Nell’agonia della “prima Repubblica”, persone che hanno militato nel Msi sono già entrate nel governo, ma indubbiamente il fatto che il - o meglio la - Presidente del Consiglio sia una di loro indica che quel tempo è ormai concluso. Per sempre. Ed è a suo modo ironico che a dover dare l’incarico a una ragazza che ha cominciato a fare politica contro la riforma Jervolino e nel “fortino” di Colle Oppio, sia un vecchio notabile democristiano, quel galantuomo di Mattarella, che rappresenta, anche antropologicamente, quel mondo ormai perduto.
Al di là di questo dato, che per noi che c’eravamo ha un’indubbia rilevanza politica - e, a suo modo, sentimentale - non voglio dare a questo fatto altri significati. Ed evitiamo spericolati paragoni con quello che è avvenuto in questo Paese nell’ottobre di cent’anni fa. Il fascismo è stato una tragedia mondiale, con precise ragioni storiche e uno sviluppo complesso. Il fascismo è in buona sostanza una cosa seria, su cui dovremo continuare a studiare. Tra qualche anno il nome di Giorgia Meloni sarà dimenticato, come quelli dei tanti presunti leader che si sono succeduti in questi anni e che sembravano destinati a un luminoso avvenire. Questa stagione politica, in cui abbiamo deciso di fare a meno dei partiti, macina minuscoli leader a una velocità sempre maggiore e li distrugge con sempre più crudele voracità. Tra cinque anni - se non prima - il vento cambierà ancora e toccherà a un altro sedere a Palazzo Chigi.
Francamente in questa tornata elettorale il dato per me più preoccupante non è stato il risultato di Fratelli d’Italia, che ha almeno ancora la parvenza di un partito, ma il successo in Sicilia di un personaggio come Cateno De Luca, che ha ottenuto un quarto dei voti validi alle regionali e ha eletto alle politiche un deputato e un senatore. De Luca, soprannominato “Scateno”, è un personaggio fuori dalle righe e senza freni, l’uomo “del popolo”, che alimenta i peggiori istinti della “ggente”. E dopo l’inverno di “lacrime e sangue”, che ormai ci attende, con le fonti di energia razionate, con la crescita della disoccupazione e della povertà, personaggi come De Luca - e se possibile peggiori di lui - avranno sempre maggior fortuna. E forse arriveremo a un punto che dovremo perfino rimpiangere il “moderatismo” di Meloni e Salvini. O pensare a Berlusconi come a un garante delle istituzioni.

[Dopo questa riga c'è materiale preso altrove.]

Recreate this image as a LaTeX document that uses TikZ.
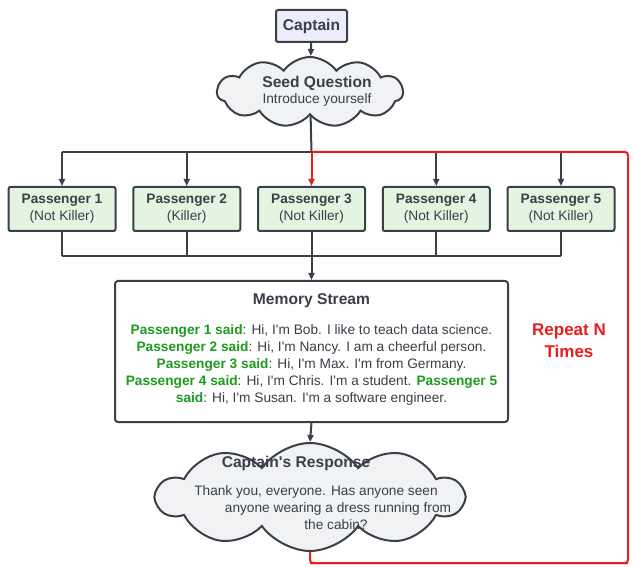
\documentclass[tikz,border=0pt]{standalone}
\usepackage{fontspec}
\setmainfont{Liberation Sans}[Ligatures=TeXOff]
\usetikzlibrary{shapes.symbols,arrows.meta,positioning}

\definecolor{ink}{HTML}{3A3F48}
\definecolor{capfill}{HTML}{ECECFA}
\definecolor{passfill}{HTML}{E3F5E1}
\definecolor{cloudfill}{HTML}{F1F2F4}
\definecolor{saidgreen}{HTML}{1E9B1E}
\definecolor{repeatred}{HTML}{E81E1E}

\pgfdeclarelayer{background}
\pgfsetlayers{background,main}

\newcommand{\titlefont}{\bfseries\fontsize{15.6}{19}\selectfont}
\newcommand{\bodyfont}{\fontsize{13.7}{17}\selectfont}
\newcommand{\saidby}[1]{\textcolor{saidgreen}{\textbf{#1}}}

\tikzstyle{capbox}=[
    draw=ink,
    line width=2pt,
    fill=capfill,
    rounded corners=2pt,
    minimum width=71pt,
    minimum height=32pt,
    text=ink,
    font=\titlefont,
  ]
\tikzstyle{passbox}=[
    draw=ink,
    line width=2pt,
    fill=passfill,
    rounded corners=2pt,
    minimum width=107pt,
    minimum height=44pt,
    align=center,
    text=ink,
    font=\bodyfont,
  ]
\tikzstyle{membox}=[
    draw=ink,
    line width=2pt,
    fill=white,
    rounded corners=3pt,
    minimum width=393pt,
    minimum height=141pt,
  ]
\tikzstyle{thought}=[
    cloud,
    cloud puffs=11,
    cloud puff arc=110,
    draw=ink,
    line width=2pt,
    fill=cloudfill,
    inner sep=0pt,
  ]
\tikzstyle{flow}=[
    -{Triangle[length=7pt,width=6pt]},
    line width=2pt,
    draw=ink,
  ]
\tikzstyle{wire}=[
    line width=2pt,
    draw=ink,
  ]
\tikzstyle{repeatline}=[
    line width=2pt,
    draw=repeatred,
    rounded corners=3pt,
  ]

\begin{document}
\begin{tikzpicture}[x=1pt, y=-1pt]
      \useasboundingbox (0,0) rectangle (633,567);
      \node[capbox] (captain) at (311.5,26) {Captain};
      \node[thought, aspect=2.66, minimum width=186pt, minimum height=70pt] (seed) at (310,92) {};
      \node[text=ink, align=center, font=\bodyfont] (seedtext) at (317,91)
        {{\titlefont Seed Question}\\[-1pt] Introduce yourself};
      \draw[flow] (captain) to (seed);

      \coordinate (bus) at (311.5,152);
      \coordinate (join) at (311.5,256);
      \foreach \role [count=\i] in {Not Killer, Killer, Not Killer, Not Killer, Not Killer} {%
        \node[passbox] (p\i) at ({62+124.75*(\i-1)}, 209) {\textbf{Passenger \i}\\(\role)};
      }
      \draw[wire] (bus -| p1) to (bus);
      \foreach \i in {1, 2, 4, 5} {%
        \draw[flow] (bus -| p\i) to (p\i.north);
      }
      \draw[wire] (join -| p1) to (join -| p5);
      \foreach \i in {1, 2, 4, 5} {%
        \draw[wire] (p\i.south) to (join -| p\i);
      }

      \node[membox] (mem) at (311.5,351.5) {};
      \node[text=ink, align=center, font=\bodyfont] (memtext) at (311.5,349.5)
        {{\titlefont Memory Stream}\\[13pt]
         \saidby{Passenger 1 said}: Hi, I'm Bob. I like to teach data science.\\
         \saidby{Passenger 2 said}: Hi, I'm Nancy. I am a cheerful person.\\
         \saidby{Passenger 3 said}: Hi, I'm Max. I'm from Germany.\\
         \saidby{Passenger 4 said}: Hi, I'm Chris. I'm a student. \saidby{Passenger 5}\\
         \saidby{said}: Hi, I'm Susan. I'm a software engineer.};
      \draw[flow] (p3.south) to (mem.north);

      \node[thought, cloud puffs=10, aspect=2.87, minimum width=306pt, minimum height=108pt] (resp) at (310,497) {};
      \node[text=ink, font=\titlefont] (resptitle) at (296,463) {Captain's Response};
      \node[text=ink, align=center, font=\bodyfont] (resptext) at (316,508)
        {Thank you, everyone. Has anyone seen\\
         \hspace*{44pt}anyone wearing a dress running from\\
         \hspace*{40pt}the cabin?};
      \draw[flow] (mem.south) to (resp.north);

      % repeat loop, ends tucked behind the clouds
      \coordinate (loopne) at (628,152);
      \coordinate (loopse) at (628,563);
      \coordinate (loopsw) at (resp.center |- loopse);
      \begin{pgfonlayer}{background}
        \draw[wire] (seed.center) to (bus);
        \draw[repeatline] (resp.center) -- (loopsw) -- (loopse);
      \end{pgfonlayer}
      \draw[repeatline] (loopsw) -- (loopse) -- (loopne) -- (bus);
      \draw[flow, draw=repeatred, fill=repeatred] (bus) to (p3.north);
      \node[text=repeatred, align=center, font=\bfseries\fontsize{17}{22}\selectfont] (repeatn)
        at (569,341) {Repeat N\\Times};
    \end{tikzpicture}
\end{document}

State sereni: il fascismo non tornerà. Perché il fascismo non serve. Cent’anni fa c’è stata la Marcia su Roma, perché c’erano stati nelle industrie scioperi durissimi, perché i contadini chiedevano la terra, perché stava crescendo una forte coscienza di classe, perché una rivoluzione era possibile, perché si poteva ancora sperare di “fare come in Russia”. Adesso che la sinistra sostiene che il capitalismo selvaggio sia la forma naturale dell’economia e che uomini come Draghi siano i salvatori della patria, adesso che l’opposizione sociale è morta, perché i padroni dovrebbero armare i fascisti? Il lavoro sporco lo abbiamo già fatto noi negli anni Novanta. Il governo Meloni sarà l’ennesimo governo piegato ai dettami delle istituzioni monetarie internazionali e degli interessi del capitalismo. Solo un po’ più volgare. Gli italiani vogliono che a Palazzo Chigi ci sia qualcuno che assomigli un po’ di più a loro, sono stanchi di vedere uno come Draghi che non rutta a tavola, non tocca il sedere alle segretarie, non si intasca qualche mazzetta, non sbaglia un congiuntivo. Sperano che Giorgia sia più maleducata degli ultimi premier che si sono succeduti a Palazzo Chigi. Se si impegna, credo possa farcela.